Contrary to today's reverse factoring services, which are driven by large buyers, the BPO will offer an industry-wide multi-bank instrument relevant to any type of corporate in any industry.
Conclusion
By addressing cost pressures in the face of increased automation and changes in the regulatory environment, ICC and SWIFT believe that by working together and leveraging their respective positions in trade finance, the BPO will play a key role in the development of international trade in the 21st century. Using electronic transaction data, the banking industry can better respond to their corporate clients' need to accelerate financial processes and optimize working capital.
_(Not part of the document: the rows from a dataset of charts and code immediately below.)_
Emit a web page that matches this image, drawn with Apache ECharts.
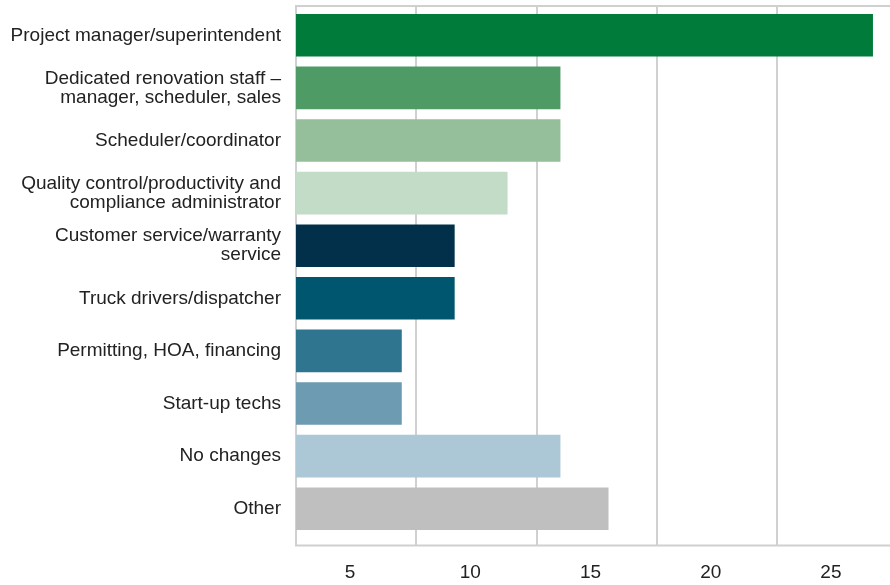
<!DOCTYPE html>
<html>
<head>
<meta charset="utf-8">
<script src="https://cdn.jsdelivr.net/npm/echarts@6/dist/echarts.min.js"></script>
<style>
  html, body { margin: 0; padding: 0; background: #ffffff; }
  #chart { width: 890px; height: 585px; }
</style>
</head>
<body>
<div id="chart"></div>
<script>
// Staffing roles, top to bottom
const categories = [
  'Project manager/superintendent',
  'Dedicated renovation staff –\nmanager, scheduler, sales',
  'Scheduler/coordinator',
  'Quality control/productivity and\ncompliance administrator',
  'Customer service/warranty\nservice',
  'Truck drivers/dispatcher',
  'Permitting, HOA, financing',
  'Start-up techs',
  'No changes',
  'Other'
];

// Share of responses for each role
const values = [24, 11, 11, 8.8, 6.6, 6.6, 4.4, 4.4, 11, 13];

// Labels printed under the bottom axis
const tickLabels = ['5', '10', '15', '20', '25'];

// One fill per bar
const palette = [
  '#007B3A', '#4F9B65', '#95BF9B', '#C3DCC7',
  '#02304A', '#00566E', '#2F7590', '#6C9BB2',
  '#ACC8D6', '#BFBFBF'
];

const lineColor = '#D0D0D0';
const textColor = '#222222';
const fontFamily = '"Liberation Sans", Arial, sans-serif';

const chart = echarts.init(document.getElementById('chart'), null, { renderer: 'canvas' });

chart.setOption({
  animation: false,
  backgroundColor: '#ffffff',
  grid: [
    // frame with vertical guide lines
    {
      left: 296, right: -7, top: 6, bottom: 39.5,
      show: true, borderColor: lineColor, borderWidth: 2,
      backgroundColor: 'transparent',
      containLabel: false, outerBoundsMode: 'none'
    },
    // plotting area for the bars
    {
      left: 296, right: -7, top: 9, bottom: 50,
      containLabel: false, outerBoundsMode: 'none'
    }
  ],
  xAxis: [
    {
      gridIndex: 0,
      type: 'category',
      data: tickLabels,
      position: 'bottom',
      boundaryGap: true,
      axisLine: { show: false },
      axisTick: { show: false },
      splitLine: { show: true, lineStyle: { color: lineColor, width: 2 } },
      axisLabel: {
        show: true,
        interval: 0,
        margin: 18,
        color: textColor,
        fontFamily: fontFamily,
        fontSize: 19,
        padding: [0, 12, 0, 0]
      }
    },
    {
      gridIndex: 1,
      type: 'value',
      min: 0,
      max: 25,
      interval: 5,
      axisLine: { show: false },
      axisTick: { show: false },
      axisLabel: { show: false },
      splitLine: { show: false }
    }
  ],
  yAxis: [
    {
      gridIndex: 0,
      type: 'value',
      min: 0,
      max: 1,
      axisLine: { show: false },
      axisTick: { show: false },
      axisLabel: { show: false },
      splitLine: { show: false }
    },
    {
      gridIndex: 1,
      type: 'category',
      data: categories,
      inverse: true,
      axisLine: { show: false },
      axisTick: { show: false },
      splitLine: { show: false },
      axisLabel: {
        margin: 15,
        color: textColor,
        fontFamily: fontFamily,
        fontSize: 19,
        lineHeight: 19,
        align: 'right'
      }
    }
  ],
  series: [
    {
      type: 'bar',
      xAxisIndex: 1,
      yAxisIndex: 1,
      barCategoryGap: '19%',
      data: values.map((v, i) => ({ value: v, itemStyle: { color: palette[i] } })),
      label: { show: false },
      silent: true
    }
  ]
});
</script>
</body>
</html>
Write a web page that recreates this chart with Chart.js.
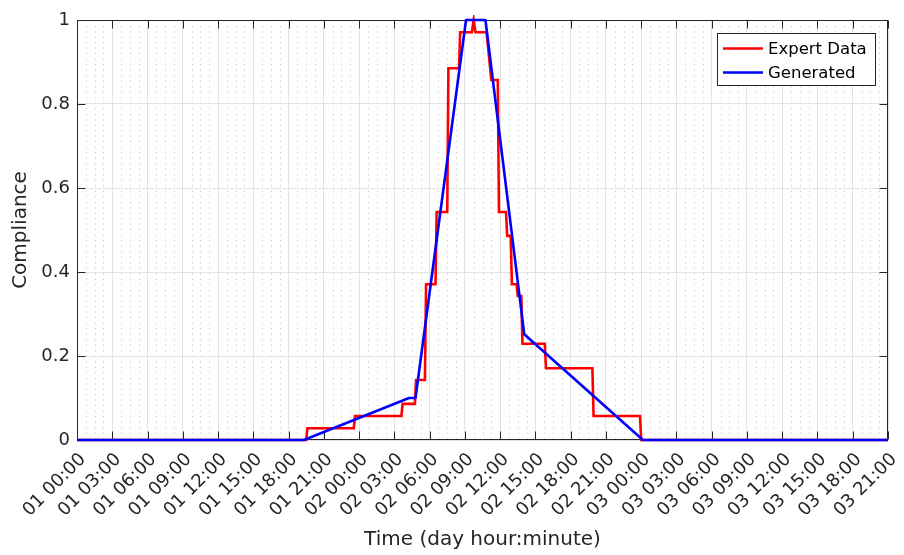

The time has come for banks to prepare for this innovation and start extending their supply chain finance services from invoice-based processing services (e.g., e-invoicing, factoring and reverse factoring) to PO-based services such as payment assurance, risk mitigation, pre-shipment and post-shipment finance. In doing so, banks will be able to better tackle key issues for sellers - such as delayed payments - whether using letters of credit or open account. They will also be able to speed up processing, enable buyers to optimize credit lines and reduce handling costs and inventories. Moreover, buyers will be able to avoid supplier defaults by facilitating pre-shipment finance without using their own capital.
Banks adopting the Bank Payment Obligation (February 2012)
Banco do Brasil
Bangkok Bank
Bank of China
Bank of Communications
Bank of Tokyo-Mitsubishi
BMO Capital Markets
BNY Mellon
China Citic Bank
China Minsheng Bank
Commercial Bank of Dubai
Commerzbank
Deutsche Bank
First National Bank
Hua Nan Bank
JP Morgan
Kasikornbank
Korea Exchange Bank
National Bank of Greece
Qatar National Bank
Standard Bank of South Africa
Standard Chartered Bank
As of February 2012, some 21 banks (see above) had confirmed their decision to adopt the BPO. As corporates discover the benefits of the BPO, they will expect their banking partners to react quickly. Waiting for the ICC/BPO publication of rules in Q2 2013 and missing the opportunity to get ready in 2012 would - in my view - be a mistake banks ought not make.